---------- Information provided ----------
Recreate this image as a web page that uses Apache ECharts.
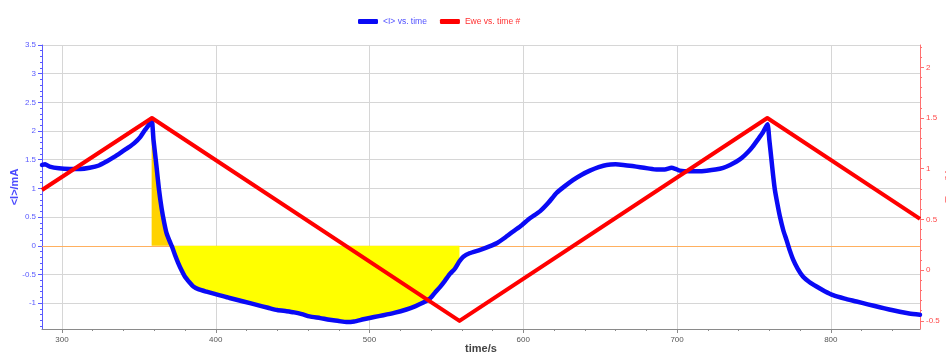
<!DOCTYPE html>
<html>
<head>
<meta charset="utf-8">
<script src="https://cdn.jsdelivr.net/npm/echarts@6/dist/echarts.min.js"></script>
<style>
  html, body { margin: 0; padding: 0; background: #ffffff; }
  #chart { width: 946px; height: 354px; }
</style>
</head>
<body>
<div id="chart"></div>
<script>
// Cyclic voltammetry: current <I> (mA) and potential Ewe (V) against time (s)

// current trace
const timeI = [
  287, 289, 292, 298, 305, 312, 318, 324, 329, 334, 338, 343, 347, 351, 354, 356.5, 358.3,
  359.5, 361.4, 363, 364.8, 366.5, 368, 370, 371.5, 373.5, 375.6, 378, 380, 383, 385.4, 389,
  394, 401, 409, 418, 426.6, 434, 440, 446, 451, 456, 461, 468, 474, 480, 485, 490, 496, 503,
  509, 516, 524, 530, 535, 539.3, 542.5, 545.8, 549, 552.3, 555.5, 558.5, 561, 565, 572, 578,
  583, 588, 593.4, 599, 604.3, 610.8, 616, 621.6, 627, 632.5, 638, 643.3, 649, 654.2, 660, 665,
  671, 676, 681, 686.7, 692, 696.4, 699, 701.8, 708.3, 714, 719.2, 725, 730, 734.5, 738.7, 742,
  746, 749.2, 752.5, 755.7, 758.8, 760, 761.4, 762.5, 763.6, 765.2, 766.9, 769, 771.2, 773.3,
  775.5, 778.5, 782, 786, 790.7, 796, 801.5, 809, 816.7, 824, 831.8, 838, 844.8, 851, 858
];
const currentI = [
  1.41, 1.42, 1.38, 1.35, 1.34, 1.34, 1.36, 1.40, 1.47, 1.55, 1.62, 1.71, 1.79, 1.90, 2.02, 2.11, 2.21,
  1.85, 1.40, 1.00, 0.65, 0.40, 0.22, 0.08, -0.01, -0.16, -0.30, -0.44, -0.54, -0.64, -0.71, -0.76,
  -0.80, -0.85, -0.91, -0.97, -1.03, -1.08, -1.12, -1.14, -1.16, -1.19, -1.23, -1.26, -1.29, -1.31, -1.33, -1.32, -1.28, -1.24,
  -1.21, -1.17, -1.11, -1.05, -0.99, -0.92, -0.82, -0.72, -0.61, -0.49, -0.40, -0.27, -0.19, -0.13, -0.07, -0.01,
  0.05, 0.14, 0.25, 0.36, 0.48, 0.60, 0.74, 0.92, 1.04, 1.15, 1.24, 1.31, 1.37, 1.41, 1.42, 1.41,
  1.39, 1.37, 1.35, 1.33, 1.33, 1.36, 1.34, 1.31, 1.30, 1.30, 1.31, 1.33, 1.36, 1.41, 1.47, 1.53,
  1.63, 1.73, 1.85, 1.97, 2.12, 1.85, 1.50, 1.22, 0.98, 0.74, 0.51, 0.28, 0.10, -0.08,
  -0.24, -0.40, -0.54, -0.63, -0.71, -0.79, -0.86, -0.92, -0.97, -1.02, -1.07, -1.11, -1.15, -1.18, -1.20
];

// potential sweep vertices
const timeE = [287, 358.5, 558.5, 758.7, 858];
const ewe = [0.79, 1.5, -0.5, 1.5, 0.505];

// integrated charge window (s)
const chargeWindow = [358.3, 558.5];

// axis ranges and ticks
const timeRange = [287, 858];
const currentRange = [-1.45, 3.5];
const eweRange = [-0.58, 2.22];
const timeTicks = [300, 400, 500, 600, 700, 800];
const timeMinorTicks = [300, 320, 340, 360, 380, 400, 420, 440, 460, 480, 500, 520, 540, 560, 580,
  600, 620, 640, 660, 680, 700, 720, 740, 760, 780, 800, 820, 840];
const currentTicks = [-1, -0.5, 0, 0.5, 1, 1.5, 2, 2.5, 3, 3.5];
const currentMinorTicks = [-1.4, -1.3, -1.2, -1.1, -1, -0.9, -0.8, -0.7, -0.6, -0.5, -0.4, -0.3, -0.2, -0.1,
  0, 0.1, 0.2, 0.3, 0.4, 0.5, 0.6, 0.7, 0.8, 0.9, 1, 1.1, 1.2, 1.3, 1.4, 1.5, 1.6, 1.7, 1.8, 1.9,
  2, 2.1, 2.2, 2.3, 2.4, 2.5, 2.6, 2.7, 2.8, 2.9, 3, 3.1, 3.2, 3.3, 3.4, 3.5];
const eweTicks = [-0.5, 0, 0.5, 1, 1.5, 2];
const eweMinorTicks = [-0.5, -0.4, -0.3, -0.2, -0.1, 0, 0.1, 0.2, 0.3, 0.4, 0.5, 0.6, 0.7, 0.8, 0.9,
  1, 1.1, 1.2, 1.3, 1.4, 1.5, 1.6, 1.7, 1.8, 1.9, 2, 2.1, 2.2];

const FONT = 'Liberation Sans, Arial, sans-serif';
const BLUE = '#0a0af5';
const RED = '#ff0000';
const CHARGE_POS = '#ffd200';
const CHARGE_NEG = '#ffff00';
const SMOOTH = 0.2;

const currentPoints = timeI.map((t, i) => [t, currentI[i]]);
const ewePoints = timeE.map((t, i) => [t, ewe[i]]);
const chargePoints = currentPoints.filter(p => p[0] >= chargeWindow[0] && p[0] <= chargeWindow[1]);

const chart = echarts.init(document.getElementById('chart'), null, { renderer: 'canvas' });

const minorAxis = (position, range, values, color) => ({
  type: 'value', position: position, min: range[0], max: range[1],
  axisLine: { show: false, onZero: false },
  axisTick: { show: true, customValues: values, length: 2, lineStyle: { color: color } },
  axisLabel: { show: false },
  splitLine: { show: false }
});

chart.setOption({
  animation: false,
  backgroundColor: '#ffffff',
  textStyle: { fontFamily: FONT },
  grid: { left: 42, right: 26, top: 45, bottom: 25, containLabel: false, outerBoundsMode: 'none' },
  legend: {
    left: 358, top: 17, padding: 0, itemWidth: 20, itemHeight: 5, itemGap: 13,
    icon: 'roundRect',
    textStyle: { fontSize: 8.5, fontFamily: FONT },
    data: [
      { name: '<I> vs. time', textStyle: { color: '#5050ff' } },
      { name: 'Ewe vs. time #', textStyle: { color: '#ff3030' } }
    ]
  },
  xAxis: [
    {
      type: 'value', min: timeRange[0], max: timeRange[1], splitNumber: 6,
      name: 'time/s', nameLocation: 'middle', nameGap: 14, nameMoveOverlap: false,
      nameTextStyle: { fontSize: 11, fontWeight: 'bold', color: '#444', fontFamily: FONT },
      axisLine: { show: true, onZero: false, lineStyle: { color: '#8a8a8a', width: 1 } },
      axisTick: { show: true, customValues: timeTicks, length: 4, lineStyle: { color: '#8a8a8a' } },
      axisLabel: { customValues: timeTicks, fontSize: 8, color: '#555', margin: 7, fontFamily: FONT },
      splitLine: { show: true, lineStyle: { color: '#d6d6d6', width: 1 } }
    },
    minorAxis('bottom', timeRange, timeMinorTicks, '#8a8a8a')
  ],
  yAxis: [
    {
      type: 'value', position: 'left', min: currentRange[0], max: currentRange[1], splitNumber: 10,
      name: '<I>/mA', nameLocation: 'middle', nameGap: 22, nameMoveOverlap: false,
      nameTextStyle: { fontSize: 11, fontWeight: 'bold', color: '#4a4aff', fontFamily: FONT },
      axisLine: { show: true, onZero: false, lineStyle: { color: '#5a5aff', width: 1 } },
      axisTick: { show: true, customValues: currentTicks, length: 4, lineStyle: { color: '#5a5aff' } },
      axisLabel: { customValues: currentTicks, fontSize: 8, color: '#5a5aff', margin: 6, fontFamily: FONT },
      splitLine: { show: true, lineStyle: { color: '#d6d6d6', width: 1 } }
    },
    {
      type: 'value', position: 'right', min: eweRange[0], max: eweRange[1], splitNumber: 6,
      name: 'Ewe/V', nameLocation: 'middle', nameGap: 24, nameMoveOverlap: false,
      nameTextStyle: { fontSize: 11, fontWeight: 'bold', color: '#ff8080', fontFamily: FONT },
      axisLine: { show: true, onZero: false, lineStyle: { color: '#ff7070', width: 1 } },
      axisTick: { show: true, customValues: eweTicks, length: 4, lineStyle: { color: '#ff7070' } },
      axisLabel: { customValues: eweTicks, fontSize: 8, color: '#ff4a4a', margin: 6, fontFamily: FONT },
      splitLine: { show: false }
    },
    minorAxis('left', currentRange, currentMinorTicks, '#5a5aff'),
    minorAxis('right', eweRange, eweMinorTicks, '#ff7070')
  ],
  series: [
    {
      name: 'charge',
      type: 'line',
      xAxisIndex: 0, yAxisIndex: 0,
      data: chargePoints,
      symbol: 'none',
      silent: true,
      smooth: SMOOTH,
      lineStyle: { width: 0 },
      areaStyle: { opacity: 1, origin: 0, color: CHARGE_NEG },
      z: 1
    },
    {
      name: '<I> vs. time',
      type: 'line',
      xAxisIndex: 0, yAxisIndex: 0,
      data: currentPoints,
      symbol: 'none',
      smooth: SMOOTH,
      color: BLUE,
      lineStyle: { color: BLUE, width: 4.5, join: 'round', cap: 'round' },
      z: 3,
      markLine: {
        silent: true, symbol: 'none', animation: false,
        label: { show: false },
        lineStyle: { color: '#ffb060', width: 1, type: 'solid' },
        data: [{ yAxis: 0 }],
        z: 1
      }
    },
    {
      name: 'Ewe vs. time #',
      type: 'line',
      xAxisIndex: 0, yAxisIndex: 1,
      data: ewePoints,
      symbol: 'none',
      color: RED,
      lineStyle: { color: RED, width: 4, join: 'round' },
      z: 4
    }
  ]
});

// Anodic charge (above zero) in gold, cathodic charge in yellow:
// a hard colour stop placed at the pixel row of I = 0.
const yTop = chart.convertToPixel({ yAxisIndex: 0 }, currentRange[1]);
const yBottom = chart.convertToPixel({ yAxisIndex: 0 }, currentRange[0]);
const yZero = chart.convertToPixel({ yAxisIndex: 0 }, 0);
const f = (yZero - yTop) / (yBottom - yTop);
chart.setOption({
  series: [{
    name: 'charge',
    areaStyle: {
      color: new echarts.graphic.LinearGradient(0, yTop, 0, yBottom, [
        { offset: 0, color: CHARGE_POS },
        { offset: f, color: CHARGE_POS },
        { offset: f, color: CHARGE_NEG },
        { offset: 1, color: CHARGE_NEG }
      ], true)
    }
  }]
});
</script>
</body>
</html>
----------
• **Task brief**
Your task is to reproduce exactly the lines from the start of the data above through the line containing "against time (s)", leaving every picture out.

• **Result below**
Recreate this image as a web page that uses Apache ECharts.
<!DOCTYPE html>
<html>
<head>
<meta charset="utf-8">
<script src="https://cdn.jsdelivr.net/npm/echarts@6/dist/echarts.min.js"></script>
<style>
  html, body { margin: 0; padding: 0; background: #ffffff; }
  #chart { width: 946px; height: 354px; }
</style>
</head>
<body>
<div id="chart"></div>
<script>
// Cyclic voltammetry: current <I> (mA) and potential Ewe (V) against time (s)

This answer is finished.